15 drawings of conversations
15 cyanotype prints from drawings of conversations
8 photographs of the cyanotype prints disseminated in offices
Server tower hacked into a drawing table
Stenographic transcriptions of meetings
Shorthand manual from given to me by my grand-mother
Anouk Verviers’ project builds on her long-term research into the education system, which she has pursued since 2018 through a series of residencies and exhibitions under the title Au milieu des bureaux empilés (In between desks). Unlike her earlier projects, in which she gathered testimonies from secondary school students about their experiences of education, the artist is here working within a university setting. She attends two series of meetings: those of the senior management of the Vice-Rectorate for Research, Creation, Partnerships and Internationalisation at UQO (VRRCPI), in which the UQO Gallery participates, and those of the Gallery’s own team.
As an observer admitted into these meetings, Anouk Verviers uses a shorthand system she specifically devised to record not the content of what is said—as shorthand is used in courtrooms or the Canadian Senate—but rather the form and tone of the exchanges. The symbols she developed transcribe “ways of using language” rather than words themselves: “attitudes, tones of voice, exchanged glances, and modes of address,” as the artist explains. These symbols and their meanings are presented on the first of the four noticeboards.
The anonymised transcripts of the meetings are collected in notebooks stored in a cabinet designed by the artist as a tool for developing the project (available for consultation through the gallery staff). Verviers regularly creates furniture tailored to projects that bring her into different institutional and community contexts. The trolley conceived for Si deux consonnes…, a converted computer server cabinets, functions simultaneously as a drawing surface, toolbox, and storage unit for the works produced during the project.

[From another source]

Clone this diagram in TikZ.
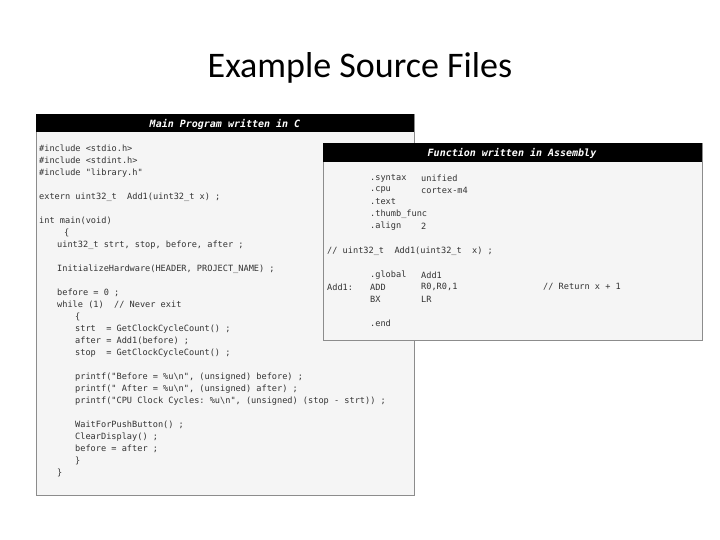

These anonymised transcripts also gave rise to a new series of fifteen “conversation drawings” and fifteen cyanotype prints. Resembling diagrams or industrial plans, these works represent each participant as an arc positioned on one of three superimposed planes corresponding to their hierarchical level. Lines drawn between arcs indicate remarks exchanged between individuals, while lines converging toward the centre of the composition represent comments addressed to the group as a whole. The varying thickness of the lines reflects the nature of the interventions: the more a remark disrupts the group dynamic, the thicker the line.
The works are displayed in rotation across the three noticeboards, though visitors may request assistance from the gallery staff to view those temporarily stored within the cabinet used by Anouk Verviers during the project.
A small group of photographs documents replicas of these works, discreetly installed in the offices of the VRRCPI members shortly before the committee’s final meeting in March. During that meeting, the members discovered the works the artist had painstakingly created from her observations of their exchanges; together, they formed the basis of a surprise exhibition organised exclusively for them.
By attending meetings of the VRRCPI and gatherings of the Galerie UQO team over a period of more than two years, and by translating these exchanges into her conversation drawings, Anouk Verviers has transformed the everyday workings of the Gallery—and, through it, the activities of the vice-rectorate in which it participates—into both the material and context of a singular artistic project.